Data segment:
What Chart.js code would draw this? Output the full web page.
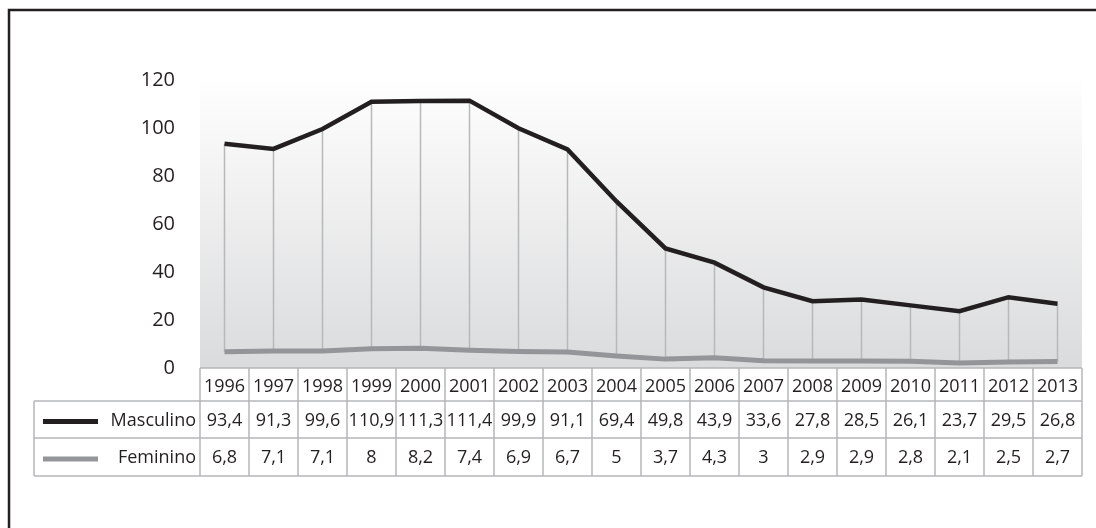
<!DOCTYPE html>
<html>
<head>
<meta charset="utf-8">
<script src="https://cdn.jsdelivr.net/npm/chart.js@4.4.1/dist/chart.umd.min.js"></script>
<style>
  html, body { margin: 0; padding: 0; background: #fff; }
  #wrap { width: 1096px; height: 528px; }
</style>
</head>
<body>
<div id="wrap"><canvas id="chart"></canvas></div>
<script>
const years = ['1996','1997','1998','1999','2000','2001','2002','2003','2004',
               '2005','2006','2007','2008','2009','2010','2011','2012','2013'];
const masculino = [93.4, 91.3, 99.6, 110.9, 111.3, 111.4, 99.9, 91.1, 69.4,
                   49.8, 43.9, 33.6, 27.8, 28.5, 26.1, 23.7, 29.5, 26.8];
const feminino = [6.8, 7.1, 7.1, 8, 8.2, 7.4, 6.9, 6.7, 5,
                  3.7, 4.3, 3, 2.9, 2.9, 2.8, 2.1, 2.5, 2.7];
const seriesNames = ['Masculino', 'Feminino'];
const seriesColors = ['#231f20', '#939598'];

const textColor = '#231f20';
const fontFamily = '"Open Sans", "Noto Sans", sans-serif';

function fmt(v) {
  return String(v).replace('.', ',');
}

// frame, gradient plot background, high-low lines and the data table
const extras = {
  id: 'extras',
  beforeDraw(chart) {
    const ctx = chart.ctx;
    const a = chart.chartArea;
    ctx.save();
    ctx.strokeStyle = '#231f20';
    ctx.lineWidth = 2.5;
    ctx.strokeRect(9, 10, 1300, 700);

    const g = ctx.createLinearGradient(0, a.top - 4, 0, a.bottom);
    g.addColorStop(0, '#ffffff');
    g.addColorStop(1, '#dadbdc');
    ctx.fillStyle = g;
    ctx.fillRect(a.left, a.top - 4, a.right - a.left, a.bottom - a.top + 4);
    ctx.restore();
  },
  beforeDatasetsDraw(chart) {
    const ctx = chart.ctx;
    const x = chart.scales.x, y = chart.scales.y;
    ctx.save();
    ctx.strokeStyle = '#b7b8ba';
    ctx.lineWidth = 1.5;
    years.forEach((yr, i) => {
      const px = x.getPixelForValue(i);
      ctx.beginPath();
      ctx.moveTo(px, y.getPixelForValue(masculino[i]));
      ctx.lineTo(px, y.getPixelForValue(feminino[i]));
      ctx.stroke();
    });
    ctx.restore();
  },
  afterDraw(chart) {
    const ctx = chart.ctx;
    const a = chart.chartArea;
    const x = chart.scales.x;
    const band = (a.right - a.left) / years.length;
    const rows = [a.bottom, a.bottom + 33, a.bottom + 70, a.bottom + 108];
    const labelLeft = 34;

    ctx.save();
    ctx.fillStyle = '#ffffff';
    ctx.fillRect(a.left, rows[0], a.right - a.left, rows[1] - rows[0]);
    ctx.fillRect(labelLeft, rows[1], a.right - labelLeft, rows[3] - rows[1]);

    ctx.strokeStyle = '#b5b6b8';
    ctx.lineWidth = 1.5;
    ctx.beginPath();
    ctx.moveTo(a.left, rows[0]); ctx.lineTo(a.right, rows[0]);
    for (let r = 1; r < rows.length; r++) {
      ctx.moveTo(labelLeft, rows[r]); ctx.lineTo(a.right, rows[r]);
    }
    ctx.moveTo(labelLeft, rows[1]); ctx.lineTo(labelLeft, rows[3]);
    for (let i = 0; i <= years.length; i++) {
      const px = a.left + i * band;
      ctx.moveTo(px, rows[0]); ctx.lineTo(px, rows[3]);
    }
    ctx.stroke();

    ctx.fillStyle = textColor;
    ctx.font = '18px ' + fontFamily;
    ctx.textAlign = 'center';
    ctx.textBaseline = 'middle';
    const series = [masculino, feminino];
    years.forEach((yr, i) => {
      const px = x.getPixelForValue(i);
      ctx.fillText(yr, px, (rows[0] + rows[1]) / 2 + 2);
      series.forEach((s, k) => {
        ctx.fillText(fmt(s[i]), px, (rows[k + 1] + rows[k + 2]) / 2 + 1);
      });
    });

    ctx.textAlign = 'right';
    seriesNames.forEach((name, k) => {
      const cy = (rows[k + 1] + rows[k + 2]) / 2;
      ctx.fillStyle = textColor;
      ctx.fillText(name, a.left - 4, cy + 1);
      ctx.strokeStyle = seriesColors[k];
      ctx.lineWidth = 5;
      ctx.beginPath();
      ctx.moveTo(43, cy + 2);
      ctx.lineTo(98, cy + 2);
      ctx.stroke();
    });
    ctx.restore();
  }
};

new Chart(document.getElementById('chart'), {
  type: 'line',
  data: {
    labels: years,
    datasets: [{
      label: seriesNames[0],
      data: masculino,
      borderColor: seriesColors[0],
      borderWidth: 4.5,
      pointRadius: 0,
      tension: 0
    }, {
      label: seriesNames[1],
      data: feminino,
      borderColor: seriesColors[1],
      borderWidth: 5,
      pointRadius: 0,
      tension: 0
    }]
  },
  options: {
    responsive: true,
    maintainAspectRatio: false,
    animation: false,
    layout: { padding: { top: 80, right: 14, bottom: 160, left: 0 } },
    scales: {
      x: { type: 'category', display: false, offset: true },
      y: {
        min: 0,
        max: 120,
        afterFit: s => { s.width = 200; },
        ticks: { stepSize: 20, padding: 25, color: textColor, font: { size: 20, family: fontFamily } },
        grid: { display: false, drawTicks: false },
        border: { display: false }
      }
    },
    plugins: {
      legend: { display: false },
      tooltip: { enabled: false }
    }
  },
  plugins: [extras]
});
</script>
</body>
</html>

Given instruction: Skip every picture and transcribe the data above exactly.

Task response:
What Chart.js code would draw this? Output the full web page.
<!DOCTYPE html>
<html>
<head>
<meta charset="utf-8">
<script src="https://cdn.jsdelivr.net/npm/chart.js@4.4.1/dist/chart.umd.min.js"></script>
<style>
  html, body { margin: 0; padding: 0; background: #fff; }
  #wrap { width: 1096px; height: 528px; }
</style>
</head>
<body>
<div id="wrap"><canvas id="chart"></canvas></div>
<script>
const years = ['1996','1997','1998','1999','2000','2001','2002','2003','2004',
               '2005','2006','2007','2008','2009','2010','2011','2012','2013'];
const masculino = [93.4, 91.3, 99.6, 110.9, 111.3, 111.4, 99.9, 91.1, 69.4,
                   49.8, 43.9, 33.6, 27.8, 28.5, 26.1, 23.7, 29.5, 26.8];
const feminino = [6.8, 7.1, 7.1, 8, 8.2, 7.4, 6.9, 6.7, 5,
                  3.7, 4.3, 3, 2.9, 2.9, 2.8, 2.1, 2.5, 2.7];
const seriesNames = ['Masculino', 'Feminino'];
const seriesColors = ['#231f20', '#939598'];

const textColor = '#231f20';
const fontFamily = '"Open Sans", "Noto Sans", sans-serif';

function fmt(v) {
  return String(v).replace('.', ',');
}

// frame, gradient plot background, high-low lines and the data table
const extras = {
  id: 'extras',
  beforeDraw(chart) {
    const ctx = chart.ctx;
    const a = chart.chartArea;
    ctx.save();
    ctx.strokeStyle = '#231f20';
    ctx.lineWidth = 2.5;
    ctx.strokeRect(9, 10, 1300, 700);

    const g = ctx.createLinearGradient(0, a.top - 4, 0, a.bottom);
    g.addColorStop(0, '#ffffff');
    g.addColorStop(1, '#dadbdc');
    ctx.fillStyle = g;
    ctx.fillRect(a.left, a.top - 4, a.right - a.left, a.bottom - a.top + 4);
    ctx.restore();
  },
  beforeDatasetsDraw(chart) {
    const ctx = chart.ctx;
    const x = chart.scales.x, y = chart.scales.y;
    ctx.save();
    ctx.strokeStyle = '#b7b8ba';
    ctx.lineWidth = 1.5;
    years.forEach((yr, i) => {
      const px = x.getPixelForValue(i);
      ctx.beginPath();
      ctx.moveTo(px, y.getPixelForValue(masculino[i]));
      ctx.lineTo(px, y.getPixelForValue(feminino[i]));
      ctx.stroke();
    });
    ctx.restore();
  },
  afterDraw(chart) {
    const ctx = chart.ctx;
    const a = chart.chartArea;
    const x = chart.scales.x;
    const band = (a.right - a.left) / years.length;
    const rows = [a.bottom, a.bottom + 33, a.bottom + 70, a.bottom + 108];
    const labelLeft = 34;

    ctx.save();
    ctx.fillStyle = '#ffffff';
    ctx.fillRect(a.left, rows[0], a.right - a.left, rows[1] - rows[0]);
    ctx.fillRect(labelLeft, rows[1], a.right - labelLeft, rows[3] - rows[1]);

    ctx.strokeStyle = '#b5b6b8';
    ctx.lineWidth = 1.5;
    ctx.beginPath();
    ctx.moveTo(a.left, rows[0]); ctx.lineTo(a.right, rows[0]);
    for (let r = 1; r < rows.length; r++) {
      ctx.moveTo(labelLeft, rows[r]); ctx.lineTo(a.right, rows[r]);
    }
    ctx.moveTo(labelLeft, rows[1]); ctx.lineTo(labelLeft, rows[3]);
    for (let i = 0; i <= years.length; i++) {
      const px = a.left + i * band;
      ctx.moveTo(px, rows[0]); ctx.lineTo(px, rows[3]);
    }
    ctx.stroke();

    ctx.fillStyle = textColor;
    ctx.font = '18px ' + fontFamily;
    ctx.textAlign = 'center';
    ctx.textBaseline = 'middle';
    const series = [masculino, feminino];
    years.forEach((yr, i) => {
      const px = x.getPixelForValue(i);
      ctx.fillText(yr, px, (rows[0] + rows[1]) / 2 + 2);
      series.forEach((s, k) => {
        ctx.fillText(fmt(s[i]), px, (rows[k + 1] + rows[k + 2]) / 2 + 1);
      });
    });

    ctx.textAlign = 'right';
    seriesNames.forEach((name, k) => {
      const cy = (rows[k + 1] + rows[k + 2]) / 2;
      ctx.fillStyle = textColor;
      ctx.fillText(name, a.left - 4, cy + 1);
      ctx.strokeStyle = seriesColors[k];
      ctx.lineWidth = 5;
      ctx.beginPath();
      ctx.moveTo(43, cy + 2);
      ctx.lineTo(98, cy + 2);
      ctx.stroke();
    });
    ctx.restore();
  }
};

new Chart(document.getElementById('chart'), {
  type: 'line',
  data: {
    labels: years,
    datasets: [{
      label: seriesNames[0],
      data: masculino,
      borderColor: seriesColors[0],
      borderWidth: 4.5,
      pointRadius: 0,
      tension: 0
    }, {
      label: seriesNames[1],
      data: feminino,
      borderColor: seriesColors[1],
      borderWidth: 5,
      pointRadius: 0,
      tension: 0
    }]
  },
  options: {
    responsive: true,
    maintainAspectRatio: false,
    animation: false,
    layout: { padding: { top: 80, right: 14, bottom: 160, left: 0 } },
    scales: {
      x: { type: 'category', display: false, offset: true },
      y: {
        min: 0,
        max: 120,
        afterFit: s => { s.width = 200; },
        ticks: { stepSize: 20, padding: 25, color: textColor, font: { size: 20, family: fontFamily } },
        grid: { display: false, drawTicks: false },
        border: { display: false }
      }
    },
    plugins: {
      legend: { display: false },
      tooltip: { enabled: false }
    }
  },
  plugins: [extras]
});
</script>
</body>
</html>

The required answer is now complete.